• _WHAT TO PRODUCE_
Exclude pictures. Extract exactly the lines from the one that contains "Clone this chart in Plotly." down to the one that contains "fig = go.Figure()", both included.

• _RECORDS PROVIDED_
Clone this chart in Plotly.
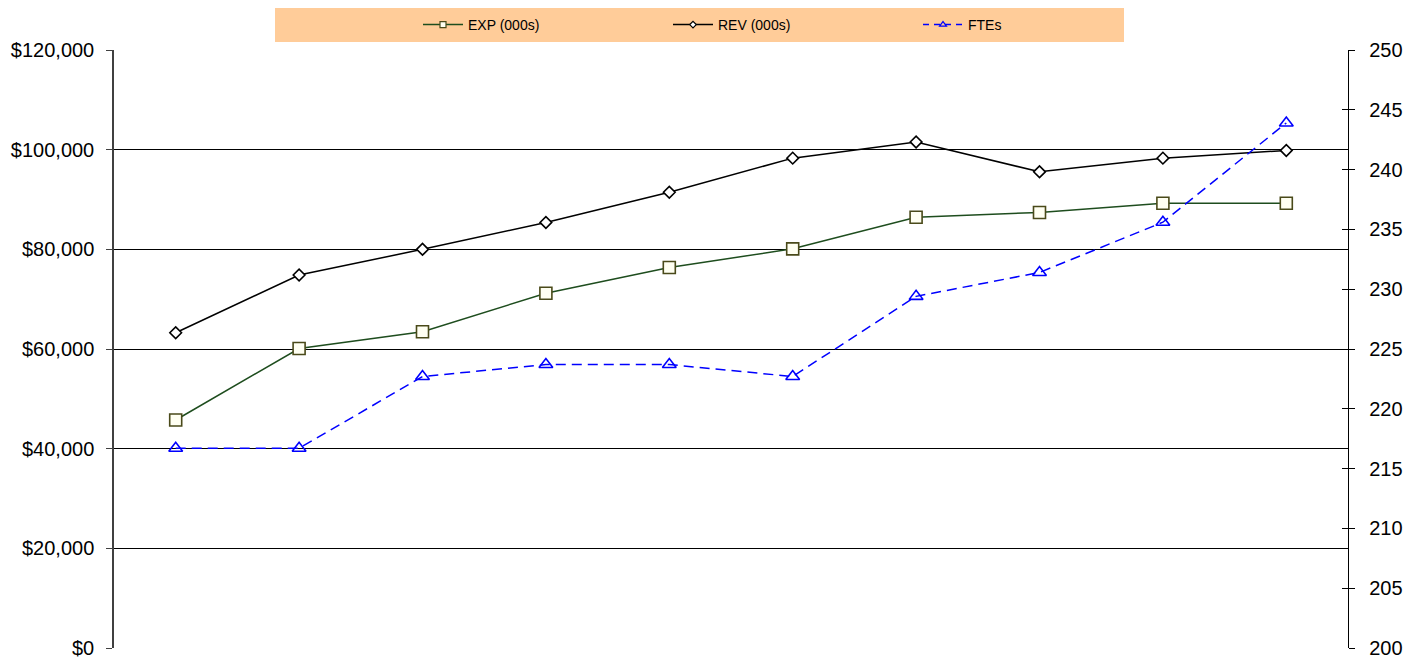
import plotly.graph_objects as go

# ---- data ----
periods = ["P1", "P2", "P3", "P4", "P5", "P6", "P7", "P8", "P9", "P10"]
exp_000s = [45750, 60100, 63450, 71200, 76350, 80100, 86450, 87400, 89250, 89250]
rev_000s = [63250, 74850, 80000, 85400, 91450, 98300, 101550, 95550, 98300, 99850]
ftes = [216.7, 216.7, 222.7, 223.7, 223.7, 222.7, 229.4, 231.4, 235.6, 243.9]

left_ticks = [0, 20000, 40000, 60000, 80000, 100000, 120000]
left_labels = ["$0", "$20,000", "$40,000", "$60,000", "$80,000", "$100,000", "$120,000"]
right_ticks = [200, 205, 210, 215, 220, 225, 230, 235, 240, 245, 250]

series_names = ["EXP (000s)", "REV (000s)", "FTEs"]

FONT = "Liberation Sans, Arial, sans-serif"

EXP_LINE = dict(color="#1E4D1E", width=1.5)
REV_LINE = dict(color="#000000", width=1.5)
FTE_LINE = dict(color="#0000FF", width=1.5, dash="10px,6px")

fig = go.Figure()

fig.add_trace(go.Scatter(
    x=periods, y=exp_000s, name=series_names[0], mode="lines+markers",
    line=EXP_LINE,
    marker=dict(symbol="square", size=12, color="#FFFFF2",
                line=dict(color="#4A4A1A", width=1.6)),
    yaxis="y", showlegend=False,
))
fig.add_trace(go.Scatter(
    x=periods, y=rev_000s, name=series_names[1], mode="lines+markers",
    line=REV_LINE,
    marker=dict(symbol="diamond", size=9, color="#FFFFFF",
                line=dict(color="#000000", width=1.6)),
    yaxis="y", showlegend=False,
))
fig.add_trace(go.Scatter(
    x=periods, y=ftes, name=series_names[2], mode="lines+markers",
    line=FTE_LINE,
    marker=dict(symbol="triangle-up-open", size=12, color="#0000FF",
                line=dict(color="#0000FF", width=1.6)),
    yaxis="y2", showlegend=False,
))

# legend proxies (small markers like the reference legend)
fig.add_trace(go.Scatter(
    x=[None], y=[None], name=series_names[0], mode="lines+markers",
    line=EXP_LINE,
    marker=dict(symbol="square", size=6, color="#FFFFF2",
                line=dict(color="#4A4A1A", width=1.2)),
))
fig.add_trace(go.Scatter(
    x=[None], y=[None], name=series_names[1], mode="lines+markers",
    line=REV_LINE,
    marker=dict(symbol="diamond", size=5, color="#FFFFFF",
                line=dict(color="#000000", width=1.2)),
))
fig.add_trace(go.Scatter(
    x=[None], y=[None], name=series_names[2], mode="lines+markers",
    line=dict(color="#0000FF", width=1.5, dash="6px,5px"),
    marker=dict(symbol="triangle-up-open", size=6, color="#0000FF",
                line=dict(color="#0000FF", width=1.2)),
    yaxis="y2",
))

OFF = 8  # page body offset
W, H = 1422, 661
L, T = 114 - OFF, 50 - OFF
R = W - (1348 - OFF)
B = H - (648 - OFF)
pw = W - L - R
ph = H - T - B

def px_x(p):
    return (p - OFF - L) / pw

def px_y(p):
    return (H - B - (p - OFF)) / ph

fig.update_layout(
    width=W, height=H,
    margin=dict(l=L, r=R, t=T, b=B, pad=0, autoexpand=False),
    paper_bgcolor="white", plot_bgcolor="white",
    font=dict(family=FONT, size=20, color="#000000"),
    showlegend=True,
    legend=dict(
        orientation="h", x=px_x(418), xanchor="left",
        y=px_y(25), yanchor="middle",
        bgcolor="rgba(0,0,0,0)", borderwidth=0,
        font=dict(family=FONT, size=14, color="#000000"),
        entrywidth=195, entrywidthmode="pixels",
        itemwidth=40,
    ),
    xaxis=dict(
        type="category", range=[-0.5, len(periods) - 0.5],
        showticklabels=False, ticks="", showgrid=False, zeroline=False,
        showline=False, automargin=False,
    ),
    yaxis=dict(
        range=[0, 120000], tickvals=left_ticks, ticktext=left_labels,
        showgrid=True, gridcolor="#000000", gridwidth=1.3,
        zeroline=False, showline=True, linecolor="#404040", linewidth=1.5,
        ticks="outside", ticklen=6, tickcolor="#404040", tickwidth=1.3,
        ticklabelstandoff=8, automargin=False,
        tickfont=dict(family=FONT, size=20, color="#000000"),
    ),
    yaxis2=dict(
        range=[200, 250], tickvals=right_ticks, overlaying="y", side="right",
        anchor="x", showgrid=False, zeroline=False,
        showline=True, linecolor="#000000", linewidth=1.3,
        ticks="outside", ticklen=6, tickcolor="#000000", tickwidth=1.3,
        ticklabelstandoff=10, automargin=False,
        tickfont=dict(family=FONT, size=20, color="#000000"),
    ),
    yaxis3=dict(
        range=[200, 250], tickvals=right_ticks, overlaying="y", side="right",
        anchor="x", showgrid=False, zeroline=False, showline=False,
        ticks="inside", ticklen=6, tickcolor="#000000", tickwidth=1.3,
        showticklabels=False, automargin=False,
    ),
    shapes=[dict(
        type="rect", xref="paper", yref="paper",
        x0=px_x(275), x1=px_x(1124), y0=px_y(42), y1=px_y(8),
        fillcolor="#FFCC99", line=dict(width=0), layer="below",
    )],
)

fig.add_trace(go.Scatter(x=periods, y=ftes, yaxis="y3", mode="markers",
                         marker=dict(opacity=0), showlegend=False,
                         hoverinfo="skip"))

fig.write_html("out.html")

==

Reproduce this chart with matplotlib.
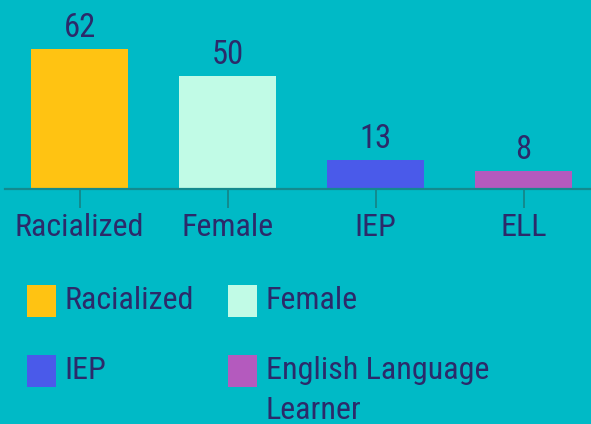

• _IN RESPONSE_
Clone this chart in Plotly.
import plotly.graph_objects as go

# ---- data ----
periods = ["P1", "P2", "P3", "P4", "P5", "P6", "P7", "P8", "P9", "P10"]
exp_000s = [45750, 60100, 63450, 71200, 76350, 80100, 86450, 87400, 89250, 89250]
rev_000s = [63250, 74850, 80000, 85400, 91450, 98300, 101550, 95550, 98300, 99850]
ftes = [216.7, 216.7, 222.7, 223.7, 223.7, 222.7, 229.4, 231.4, 235.6, 243.9]

left_ticks = [0, 20000, 40000, 60000, 80000, 100000, 120000]
left_labels = ["$0", "$20,000", "$40,000", "$60,000", "$80,000", "$100,000", "$120,000"]
right_ticks = [200, 205, 210, 215, 220, 225, 230, 235, 240, 245, 250]

series_names = ["EXP (000s)", "REV (000s)", "FTEs"]

FONT = "Liberation Sans, Arial, sans-serif"

EXP_LINE = dict(color="#1E4D1E", width=1.5)
REV_LINE = dict(color="#000000", width=1.5)
FTE_LINE = dict(color="#0000FF", width=1.5, dash="10px,6px")

fig = go.Figure()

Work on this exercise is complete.